Nella sua prima difesa aveva steso con un formidabile Ko il pugile Roman , e il 26 Marzo 1974 aveva battuto Norton per Ko al 2° round. Il titolo lo perdette davanti a migliaia di persone a Kinshasa nello Zaire, dove ebbe la peggio su Alì’. Dopo molti anni di inattività, quello che accade dopo ha dello stupefacente: il campione Foreman tolse dal muro i guantoni e li rindossò. Ritornò a combattere nel 1988, erano passati 14 anni dalla sconfitta patita con Alì. La sua carriera riprese e per la seconda volta combatté con un pugile italiano: si trattava del campione italiano Guido Trane e lo batté in cinque riprese. George Foreman lo elogiò per il modo in cui si era battuto. Non si sa se George Foreman avesse letto il libro di Mohammed Alì, in cui scriveva: “ Costruisci le tue fondamenta sulla fede. Ci saranno difficoltà nella vita. Ci saranno sfide e ostacoli. Ci saranno momenti in cui ti sembrerà che gli ostacoli sono insuperabili. Ed é allora che dovrai essere forte. Se subirai pregiudizi e ingiustizie, tieni alta la testa e aperto il cuore.
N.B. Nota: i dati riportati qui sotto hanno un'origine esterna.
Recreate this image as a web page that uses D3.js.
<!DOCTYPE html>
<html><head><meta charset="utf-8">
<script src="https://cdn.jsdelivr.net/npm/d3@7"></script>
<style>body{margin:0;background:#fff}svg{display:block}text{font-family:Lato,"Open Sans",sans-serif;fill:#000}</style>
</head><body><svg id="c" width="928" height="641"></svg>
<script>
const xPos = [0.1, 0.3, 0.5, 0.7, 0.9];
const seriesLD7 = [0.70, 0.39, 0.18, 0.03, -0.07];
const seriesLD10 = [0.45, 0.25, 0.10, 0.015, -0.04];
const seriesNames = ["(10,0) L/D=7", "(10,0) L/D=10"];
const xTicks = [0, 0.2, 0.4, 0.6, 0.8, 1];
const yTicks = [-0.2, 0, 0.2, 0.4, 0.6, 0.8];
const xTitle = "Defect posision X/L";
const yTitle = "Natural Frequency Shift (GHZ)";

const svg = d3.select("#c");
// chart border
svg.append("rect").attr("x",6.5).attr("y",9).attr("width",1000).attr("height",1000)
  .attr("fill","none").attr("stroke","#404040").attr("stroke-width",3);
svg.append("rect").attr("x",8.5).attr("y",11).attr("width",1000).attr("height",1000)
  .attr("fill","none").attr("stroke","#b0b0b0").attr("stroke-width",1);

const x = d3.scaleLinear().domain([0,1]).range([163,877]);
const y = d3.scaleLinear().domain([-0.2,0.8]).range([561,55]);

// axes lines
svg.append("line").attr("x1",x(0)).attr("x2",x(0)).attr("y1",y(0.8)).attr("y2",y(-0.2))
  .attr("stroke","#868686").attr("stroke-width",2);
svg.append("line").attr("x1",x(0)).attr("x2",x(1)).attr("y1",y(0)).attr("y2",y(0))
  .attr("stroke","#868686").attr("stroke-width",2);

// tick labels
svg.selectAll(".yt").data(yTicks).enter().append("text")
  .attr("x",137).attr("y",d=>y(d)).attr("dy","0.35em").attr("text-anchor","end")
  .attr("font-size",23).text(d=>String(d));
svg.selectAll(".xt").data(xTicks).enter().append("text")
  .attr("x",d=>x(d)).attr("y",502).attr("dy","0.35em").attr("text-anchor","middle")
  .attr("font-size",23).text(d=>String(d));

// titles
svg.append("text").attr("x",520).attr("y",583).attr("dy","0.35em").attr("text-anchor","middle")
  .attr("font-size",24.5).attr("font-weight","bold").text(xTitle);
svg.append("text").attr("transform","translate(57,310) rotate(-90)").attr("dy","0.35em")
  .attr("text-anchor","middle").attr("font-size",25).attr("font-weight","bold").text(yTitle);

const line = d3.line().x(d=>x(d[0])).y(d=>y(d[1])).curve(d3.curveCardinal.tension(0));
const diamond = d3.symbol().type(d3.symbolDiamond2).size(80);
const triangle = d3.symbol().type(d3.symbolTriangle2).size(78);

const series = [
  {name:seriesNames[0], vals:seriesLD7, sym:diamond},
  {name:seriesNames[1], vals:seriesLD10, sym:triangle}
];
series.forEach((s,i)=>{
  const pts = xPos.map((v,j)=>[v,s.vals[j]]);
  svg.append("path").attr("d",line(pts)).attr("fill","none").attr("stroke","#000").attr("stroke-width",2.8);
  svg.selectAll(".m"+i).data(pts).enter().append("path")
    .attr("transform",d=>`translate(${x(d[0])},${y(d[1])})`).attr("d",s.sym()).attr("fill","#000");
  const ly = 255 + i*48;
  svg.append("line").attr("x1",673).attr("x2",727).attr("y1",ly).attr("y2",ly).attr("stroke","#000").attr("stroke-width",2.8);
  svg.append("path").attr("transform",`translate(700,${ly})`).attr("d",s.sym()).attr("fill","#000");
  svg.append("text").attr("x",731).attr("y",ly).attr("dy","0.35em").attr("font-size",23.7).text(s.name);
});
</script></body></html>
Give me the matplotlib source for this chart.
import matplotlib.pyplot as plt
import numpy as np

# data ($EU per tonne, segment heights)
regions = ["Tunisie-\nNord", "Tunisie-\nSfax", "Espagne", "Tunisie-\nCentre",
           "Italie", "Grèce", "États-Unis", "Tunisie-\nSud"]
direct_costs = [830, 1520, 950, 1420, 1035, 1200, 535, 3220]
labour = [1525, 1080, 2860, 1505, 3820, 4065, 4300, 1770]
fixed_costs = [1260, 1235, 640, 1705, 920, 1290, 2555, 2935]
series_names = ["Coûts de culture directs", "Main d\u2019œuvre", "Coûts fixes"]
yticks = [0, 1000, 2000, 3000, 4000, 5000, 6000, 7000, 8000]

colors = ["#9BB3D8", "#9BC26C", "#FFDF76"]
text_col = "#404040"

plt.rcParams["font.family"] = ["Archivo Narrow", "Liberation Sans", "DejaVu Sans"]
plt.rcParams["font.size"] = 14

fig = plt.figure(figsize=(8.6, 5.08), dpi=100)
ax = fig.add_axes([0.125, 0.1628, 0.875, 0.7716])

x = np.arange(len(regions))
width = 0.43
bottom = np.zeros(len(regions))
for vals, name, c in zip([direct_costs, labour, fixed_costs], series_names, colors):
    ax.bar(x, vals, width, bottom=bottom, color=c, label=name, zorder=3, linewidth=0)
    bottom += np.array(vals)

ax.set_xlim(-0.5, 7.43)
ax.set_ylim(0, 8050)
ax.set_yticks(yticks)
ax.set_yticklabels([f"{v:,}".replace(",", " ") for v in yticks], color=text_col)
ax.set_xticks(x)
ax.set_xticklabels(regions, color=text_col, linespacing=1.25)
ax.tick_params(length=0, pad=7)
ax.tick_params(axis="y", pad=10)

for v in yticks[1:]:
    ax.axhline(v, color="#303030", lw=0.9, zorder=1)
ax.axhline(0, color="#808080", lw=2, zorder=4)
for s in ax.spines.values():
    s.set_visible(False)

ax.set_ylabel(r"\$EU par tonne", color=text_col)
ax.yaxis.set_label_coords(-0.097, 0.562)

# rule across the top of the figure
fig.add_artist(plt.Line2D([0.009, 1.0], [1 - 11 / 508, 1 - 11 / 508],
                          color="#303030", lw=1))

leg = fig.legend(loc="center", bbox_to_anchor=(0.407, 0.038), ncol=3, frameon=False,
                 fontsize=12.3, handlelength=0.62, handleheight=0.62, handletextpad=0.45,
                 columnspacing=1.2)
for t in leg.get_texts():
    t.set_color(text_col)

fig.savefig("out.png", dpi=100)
L’amarezza può solo indebolirti. Non permettere che la rabbia ti consumi, non lasciare che il risentimento ti entri nel cuore. Ti appesantirebbe solamente”. Il pugile che era stato sconfitto da Alì nello Zaire, riconquistò il titolo mondiale nel 1994 dei pesi massimi. Sulla sua tomba, ora che ci ha lasciati, vorrei scrivere : “ Seguire il sentiero percorso dai grandi uomini è già un onore per pochi privilegiati. Ma aprire una propria strada andando oltre i propri limiti, è un tributo alla grandezza che pochi uomini verranno “. Il campione che ci ha abbandonato ora si riunirà al grande Alì.